Like Campbell, many of these writers have a penchant for fairy-tale creatures, mythological beings and folklore-ish elements (see ‘Three Tales of the Devil’s Wife’ by Carmen Lau), but these figures and themes often feel underdeveloped and their implementation rather derivative. The genre hasn’t always been inverted, transcended or made new. Instead, it often seems to be a limitation in itself, and a number of these authors fall back on irregular archaisms or haphazardly inflated language: ‘“I can sell anything,” he said, the words a statement of fact, not remotely braggadocio or hubris.’ (Alma Alexander, ‘The Butterfly Collection of Miss Letitia Willoughby Forbes’). That said, the terse dystopia laid out in ‘The Bachorum Principal’ by Brenda Stokes Barron is economic and compelling:

‘Tenant #1: Numerica shall be a land of remembering and forgetting. […] I catalogue their sour kisses in my mind like our ancestors recorded dates of birth in moleskin journals and hand-me-down Bibles.’

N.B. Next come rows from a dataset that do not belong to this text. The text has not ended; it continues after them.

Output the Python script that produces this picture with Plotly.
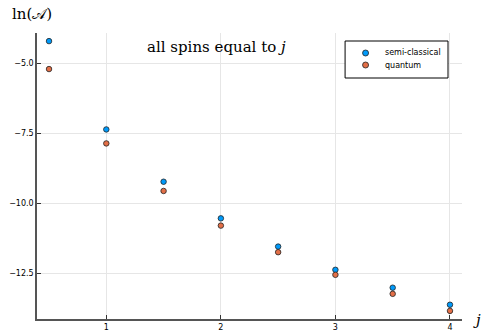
import plotly.graph_objects as go

j_values = [0.5, 1.0, 1.5, 2.0, 2.5, 3.0, 3.5, 4.0]
semi_classical = [-4.20, -7.36, -9.23, -10.54, -11.55, -12.38, -13.02, -13.63]
quantum = [-5.20, -7.86, -9.56, -10.80, -11.75, -12.56, -13.24, -13.85]
x_ticks = [1, 2, 3, 4]
y_ticks = [-5.0, -7.5, -10.0, -12.5]
series_names = ["semi-classical", "quantum"]
series_colors = ["#009AFA", "#E36F47"]

W, H = 483, 332
L, R, T, B = 36.7, 21, 33, 13
pw, ph = W - L - R, H - T - B

def px(xp):
    return (xp - L) / pw

def py(yp):
    return (H - B - yp) / ph

fig = go.Figure()
for name, vals, col in zip(series_names, [semi_classical, quantum], series_colors):
    fig.add_trace(go.Scatter(x=j_values, y=vals, mode="markers", name=name, showlegend=False,
                             marker=dict(color=col, size=5.5, line=dict(color="#222", width=0.8))))

axis_common = dict(showline=True, linecolor="#555", linewidth=1.5, mirror=False,
                   ticks="inside", ticklen=4, tickcolor="#333", tickwidth=1,
                   showgrid=True, gridcolor="#e6e6e6", gridwidth=1, zeroline=False,
                   automargin=False,
                   tickfont=dict(family="DejaVu Sans", size=8, color="#000"))

fig.update_xaxes(range=[0.395, 4.105], tickvals=x_ticks, **axis_common)
fig.update_yaxes(range=[-14.14, -3.91], tickvals=y_ticks, tickformat=".1f", **axis_common)

fig.add_annotation(text="all spins equal to <i>j</i>", xref="paper", yref="paper",
                   x=px(216), y=py(47), xanchor="center", yanchor="middle", showarrow=False,
                   font=dict(family="DejaVu Serif", size=15, color="#000"))
fig.add_annotation(text="ln(𝒜)", xref="paper", yref="paper",
                   x=px(32), y=py(14), xanchor="center", yanchor="middle", showarrow=False,
                   font=dict(family="DejaVu Serif", size=15, color="#000"))
fig.add_annotation(text="<i>j</i>", xref="paper", yref="paper",
                   x=px(477), y=py(320), xanchor="center", yanchor="middle", showarrow=False,
                   font=dict(family="DejaVu Serif", size=15, color="#000"))

# legend box drawn manually
fig.add_shape(type="rect", xref="paper", yref="paper",
              x0=px(345), x1=px(448), y0=py(41), y1=py(78),
              line=dict(color="#000", width=1), fillcolor="white", layer="above")
for i, (name, col) in enumerate(zip(series_names, series_colors)):
    yc = 53 + 12 * i
    fig.add_shape(type="circle", xref="paper", yref="paper",
                  x0=px(362.5), x1=px(368.5), y0=py(yc - 3), y1=py(yc + 3),
                  line=dict(color="#222", width=0.8), fillcolor=col, layer="above")
    fig.add_annotation(text=name, xref="paper", yref="paper",
                       x=px(383), y=py(yc), xanchor="left", yanchor="middle", showarrow=False,
                       font=dict(family="DejaVu Sans", size=8, color="#000"))

fig.update_layout(
    width=W, height=H,
    margin=dict(l=L, r=R, t=T, b=B, autoexpand=False),
    paper_bgcolor="white", plot_bgcolor="white",
    showlegend=False,
)

fig.write_html("out.html", config={"displayModeBar": False},
               post_script="document.body.style.margin='0';document.body.style.overflow='hidden';")
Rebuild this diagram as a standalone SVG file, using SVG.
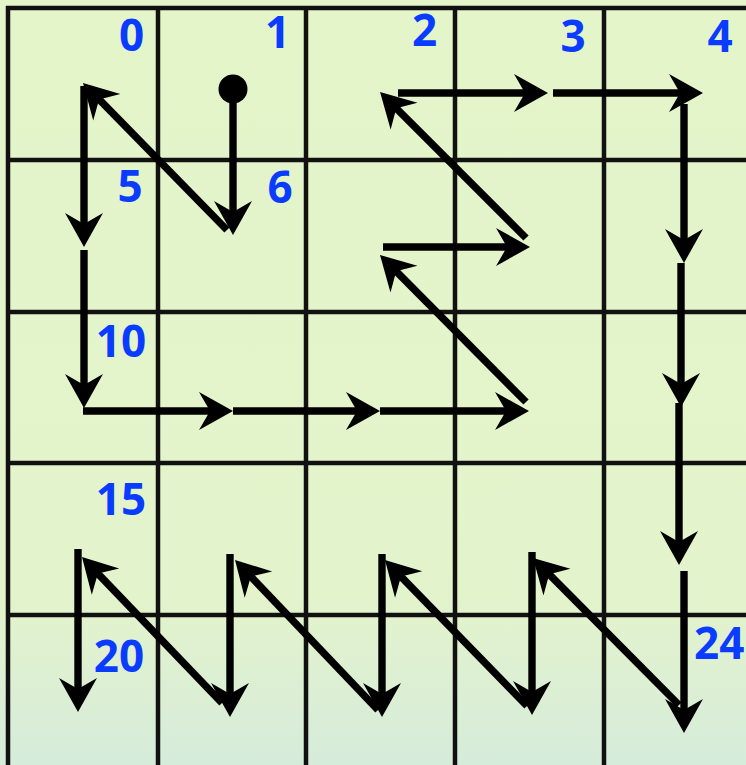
<svg xmlns="http://www.w3.org/2000/svg" width="746" height="765" viewBox="0 0 746 765">
<defs>
<linearGradient id="bg" x1="0" y1="0" x2="0" y2="765" gradientUnits="userSpaceOnUse">
<stop offset="0" stop-color="#e5f5ca"/>
<stop offset="0.78" stop-color="#e3f3cb"/>
<stop offset="1" stop-color="#d6ecdb"/>
</linearGradient>
<marker id="ah" markerUnits="userSpaceOnUse" markerWidth="60" markerHeight="60" viewBox="-30 -30 60 60" refX="2" refY="0" orient="auto" overflow="visible">
<path d="M24,0 L-10,-19 L1,0 L-10,19 Z" fill="#000"/>
</marker>
<style>
.grid line{stroke:#111;stroke-width:4.5}
.conn line{stroke:#000;stroke-width:7.4;fill:none;marker-end:url(#ah)}
.lbl{font-family:"Open Sans","DejaVu Sans",sans-serif;font-weight:700;font-size:44px;fill:#0a3cff;text-anchor:middle}
</style>
</defs>
<rect x="0" y="0" width="746" height="765" fill="url(#bg)"/>
<g class="grid" id="grid">
<line x1="6" y1="8" x2="746" y2="8"/>
<line x1="6" y1="160" x2="746" y2="160"/>
<line x1="6" y1="312" x2="746" y2="312"/>
<line x1="6" y1="463" x2="746" y2="463"/>
<line x1="6" y1="615" x2="746" y2="615"/>
<line x1="8" y1="6" x2="8" y2="765"/>
<line x1="158" y1="6" x2="158" y2="765"/>
<line x1="306" y1="6" x2="306" y2="765"/>
<line x1="455" y1="6" x2="455" y2="765"/>
<line x1="604" y1="6" x2="604" y2="765"/>
</g>
<g id="cell-0"><text class="lbl" x="131.5" y="51">0</text></g>
<g id="cell-1"><text class="lbl" x="277.5" y="48">1</text></g>
<g id="cell-2"><text class="lbl" x="424.5" y="46">2</text></g>
<g id="cell-3"><text class="lbl" x="573" y="52">3</text></g>
<g id="cell-4"><text class="lbl" x="720" y="52">4</text></g>
<g id="cell-5"><text class="lbl" x="130" y="202">5</text></g>
<g id="cell-6"><text class="lbl" x="280" y="203">6</text></g>
<g id="cell-10"><text class="lbl" x="121" y="357">10</text></g>
<g id="cell-15"><text class="lbl" x="121" y="515">15</text></g>
<g id="cell-20"><text class="lbl" x="119" y="672">20</text></g>
<g id="cell-24"><text class="lbl" x="694" y="659" style="text-anchor:start">24</text></g>
<g id="start"><circle cx="233" cy="89" r="14.5" fill="#000"/></g>
<g class="conn" id="connectors">
<line x1="233" y1="89" x2="233" y2="213"/>
<line x1="227" y1="230" x2="98.4" y2="98.7"/>
<line x1="84" y1="86" x2="84" y2="225"/>
<line x1="84" y1="250" x2="84" y2="386"/>
<line x1="83" y1="411" x2="211" y2="411"/>
<line x1="233" y1="411" x2="358" y2="411"/>
<line x1="380" y1="411" x2="507" y2="411"/>
<line x1="526" y1="402" x2="395.5" y2="270.6"/>
<line x1="383" y1="247" x2="508" y2="247"/>
<line x1="526" y1="238" x2="395.6" y2="107.6"/>
<line x1="398" y1="93" x2="526" y2="93"/>
<line x1="553" y1="93" x2="681" y2="93"/>
<line x1="684" y1="104" x2="684" y2="241"/>
<line x1="681" y1="263" x2="681" y2="385"/>
<line x1="679" y1="403" x2="679" y2="543"/>
<line x1="684" y1="571" x2="684" y2="711"/>
<line x1="679" y1="705" x2="548.5" y2="573.6"/>
<line x1="532" y1="552" x2="532" y2="693"/>
<line x1="527" y1="706" x2="400.3" y2="575.8"/>
<line x1="382" y1="554" x2="382" y2="695"/>
<line x1="378" y1="710" x2="250.2" y2="575.9"/>
<line x1="230" y1="554" x2="230" y2="695"/>
<line x1="222" y1="703" x2="97.2" y2="572.9"/>
<line x1="78" y1="549" x2="78" y2="690"/>
</g>
</svg>
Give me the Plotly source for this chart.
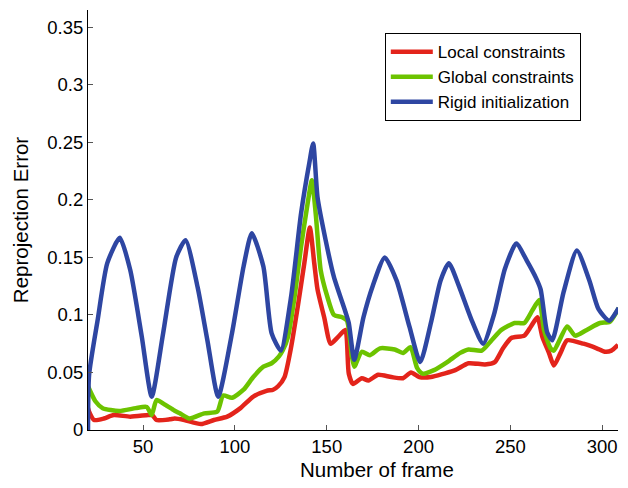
import plotly.graph_objects as go

# Local constraints (red)
local_x = [20, 20.6, 23.3, 28.7, 34, 43, 52.8, 55, 57.3, 64.5, 67.2, 72.5, 81.5, 88.6, 95.8, 103, 110, 117.2,
           120.8, 123.5, 127, 130.6, 134.2, 137.8, 140.8, 143.2, 145, 148.6, 152.1, 155.7, 160.1, 162, 164.3,
           169.1, 172.7, 178, 185.2, 191.5, 195.9, 200.4, 206.7, 213.8, 220, 227.2, 236.2, 241.5, 246, 250.5,
           257.6, 261.2, 264.7, 267.4, 271, 273.7, 277.3, 280.9, 289.8, 297, 301.4, 305, 308.6]
local_y = [0.019, 0.016, 0.0087, 0.010, 0.013, 0.0116, 0.013, 0.013, 0.0087, 0.0093, 0.010, 0.0087, 0.0052, 0.0087,
           0.0116, 0.019, 0.029, 0.034, 0.035, 0.038, 0.046, 0.072, 0.107, 0.145, 0.176, 0.145, 0.122, 0.098,
           0.075, 0.080, 0.087, 0.049, 0.040, 0.045, 0.043, 0.048, 0.046, 0.045, 0.050, 0.046, 0.046, 0.049,
           0.052, 0.058, 0.057, 0.059, 0.071, 0.080, 0.082, 0.090, 0.098, 0.081, 0.067, 0.056, 0.067, 0.078,
           0.075, 0.071, 0.068, 0.069, 0.074]

# Global constraints (green)
global_x = [20, 24, 28, 37, 46, 52, 54.7, 57.3, 62, 67, 70, 75.2, 83.3, 90.4, 93.6, 98.4, 104.7, 110, 115.5,
            120, 124, 126, 128.9, 132.5, 136, 139.6, 141.9, 144, 146.7, 150.3, 153.9, 158.4, 161, 163.7, 165,
            169.1, 173.5, 179, 187, 191.5, 195.6, 199.2, 202.2, 208.4, 215.6, 222.7, 227.2, 234.4, 239.8, 245.1,
            252.3, 257.6, 262, 265.7, 268.3, 271.9, 273.7, 280.9, 285.3, 291.6, 298.8, 304.1, 309]
global_y = [0.038, 0.025, 0.019, 0.0165, 0.019, 0.020, 0.013, 0.026, 0.022, 0.017, 0.0145, 0.010, 0.0145, 0.016,
            0.030, 0.028, 0.035, 0.046, 0.055, 0.058, 0.064, 0.069, 0.081, 0.116, 0.159, 0.197, 0.217, 0.188,
            0.139, 0.116, 0.100, 0.098, 0.095, 0.064, 0.055, 0.068, 0.065, 0.071, 0.070, 0.067, 0.072, 0.054,
            0.049, 0.052, 0.059, 0.067, 0.070, 0.069, 0.078, 0.087, 0.093, 0.093, 0.104, 0.113, 0.087, 0.071,
            0.069, 0.090, 0.082, 0.087, 0.093, 0.094, 0.106]

# Rigid initialization (blue)
rigid_x = [20, 20.6, 25.2, 30.5, 37.3, 43, 49.3, 54.7, 60.9, 68, 73.1, 79.7, 85, 90.9, 98.4, 104.7, 109.2,
           115.5, 120, 125, 130.6, 136, 140.5, 142.6, 145, 149.4, 153.9, 160.1, 162, 165, 170, 175, 181.6,
           188, 195, 200.9, 207, 212, 216.5, 222, 229, 235.2, 241, 247, 253.2, 259, 264, 266.5, 270, 272.8,
           279, 286.2, 293, 298, 303.8, 309]
rigid_y = [0.0, 0.048, 0.095, 0.145, 0.167, 0.139, 0.081, 0.029, 0.084, 0.150, 0.165, 0.124, 0.078, 0.029,
           0.084, 0.142, 0.171, 0.142, 0.084, 0.069, 0.116, 0.188, 0.232, 0.249, 0.202, 0.165, 0.133, 0.103,
           0.093, 0.061, 0.098, 0.125, 0.150, 0.130, 0.090, 0.059, 0.095, 0.130, 0.145, 0.125, 0.095, 0.075,
           0.100, 0.140, 0.162, 0.147, 0.132, 0.122, 0.085, 0.078, 0.120, 0.156, 0.130, 0.105, 0.095, 0.106]

x_ticks = [50, 100, 150, 200, 250, 300]
y_ticks = [0, 0.05, 0.1, 0.15, 0.2, 0.25, 0.3, 0.35]
y_tick_labels = ["0", "0.05", "0.1", "0.15", "0.2", "0.25", "0.3", "0.35"]

series = [
    ("Local constraints", local_x, local_y, "#e3241b"),
    ("Global constraints", global_x, global_y, "#6cc300"),
    ("Rigid initialization", rigid_x, rigid_y, "#2e46a2"),
]

fig = go.Figure()
for name, xs, ys, col in series:
    fig.add_trace(go.Scatter(x=xs, y=ys, mode="lines", name=name,
                             line=dict(color=col, width=4.5, shape="spline", smoothing=0.6)))

font_family = "Liberation Sans, Arial, sans-serif"
fig.update_layout(
    template="none",
    width=612, height=472,
    margin=dict(l=80, r=2, t=2, b=50, autoexpand=False),
    paper_bgcolor="white", plot_bgcolor="white",
    font=dict(family=font_family, size=18, color="black"),
    showlegend=True,
    legend=dict(x=0.560, y=0.945, xanchor="left", yanchor="top",
                bgcolor="white", bordercolor="black", borderwidth=1,
                font=dict(size=17, family=font_family), itemwidth=42,
                tracegroupgap=0),
    xaxis=dict(range=[20, 308.6], tickvals=x_ticks, ticks="inside", ticklen=5, tickcolor="#555",
               showline=True, linecolor="black", linewidth=1, showgrid=False, zeroline=False,
               mirror=False, automargin=False, tickfont=dict(size=18.5)),
    yaxis=dict(range=[0, 0.365], tickvals=y_ticks, ticktext=y_tick_labels, ticks="inside", ticklen=5,
               tickcolor="#555",
               showline=True, linecolor="black", linewidth=1, showgrid=False, zeroline=False,
               mirror=False, automargin=False, tickfont=dict(size=18.5)),
    annotations=[
        dict(text="Number of frame", xref="paper", yref="paper", x=0.545, y=-0.095,
             xanchor="center", yanchor="middle", showarrow=False, font=dict(size=20.5)),
        dict(text="Reprojection Error", xref="paper", yref="paper", x=-0.128, y=0.5,
             xanchor="center", yanchor="middle", showarrow=False, textangle=-90, font=dict(size=20.5)),
    ],
)

fig.write_html("out.html")
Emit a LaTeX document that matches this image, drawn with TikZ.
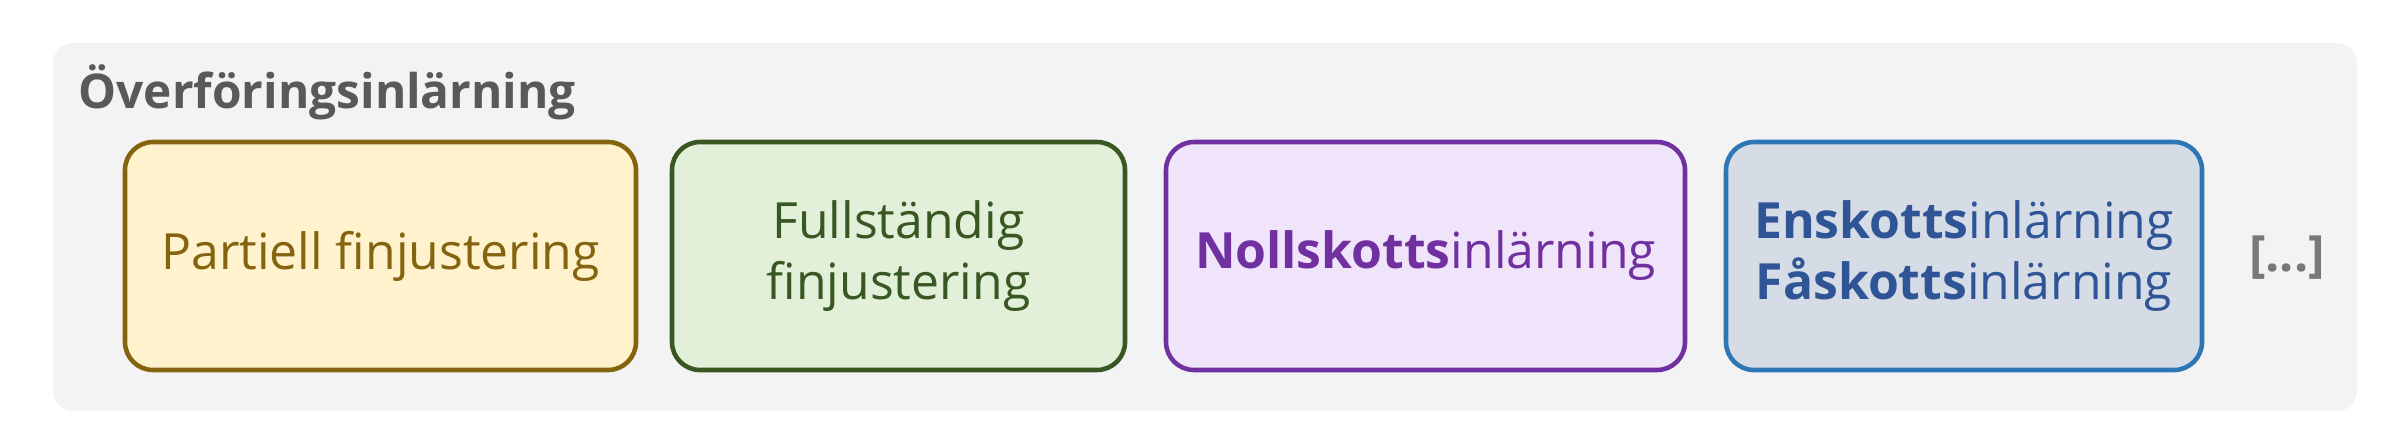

Georgina Bruce’s short story, ‘Mr. White Umbrella’, also stands out—it’s direct, sharp and well edited, with an understated self-awareness that some of the other pieces can lack (though on a minor note, I’m not keen on the ‘Some time… One time… Another time… Lots of times…’ tags which begin each new section of the story):

‘The problem with Kiko is she thinks she’s some kind of a hero, with her big spiky black pigtails, enormous desert boots and stripey Alice tights.’

In this issue of Fantastique Unfettered, it’s the interviews and discussions that are conducted with particular flair. Alexandra Seidel speaks to three writers (Hal Duncan, Brent Weeks and Mike Allen) in depth, displaying a very real and comprehensive knowledge of their works and always asking focused and pertinent questions. The editors made an excellent decision in retaining the length of the responses instead of condensing them down into clichéd sound-bites: the authors give personable, entertaining and perceptive replies, and this section of the magazine is certainly worth a close read. Duncan’s standpoints may not be to everyone’s liking, but he is undeniably incisive and wonderfully eloquent:

‘[A] poet is anyone who writes poems, and a poem is any linguistic construct presented as a poem, exploiting potential import effects besides those covered under the rubric of semantics. That should allow for even the most experimental and conceptual approaches; and if it doesn’t I’m more than happy to broaden it.’

In Duncan’s own short story, ‘Sons of the Law’, the opening narrator pieces together a fragmented saloon tale out of scraps he finds in his grandfather’s old manuscripts and journalistic notes: ‘The Wild West was born where fact ends and fantasy begins’. Different voices then take up the telling: the showgirl, the slave, the drifter, the killer, and so on. For Duncan, ‘The Wild West is the pre-eminent mythscape of the modern era […] Every wandering gunslinger is an angel in Sodom’, and his wry treatment of the genre and the way he dissects the construction of a legend is offbeat and a lot of gritty fun.

Ultimately, Fantastique Unfettered is a friendly and encouraging platform for authors who flirt with (or fully embrace) genre writing. Some of the contributors rely much more on the conventions of these genres than others, but the magazine will hopefully develop and improve the longer it stays in production. What’s more, it’s uniquely informative: the interviews are insightful, and one could come away with an extensive reading list after flicking through this publication. William Browning Spencer, Hope Mirrlees, Thomas Ligotti, Søren Kierkegaard and G.K.Chesterton, among others, are all alluded to at various points; Fantastique Unfettered knows its audience well and tailors its recommendations accordingly. If the overall quality of the creative content were to be brought up to scratch, this publication could easily become a valuable resource for both writers and fans of the fantastical.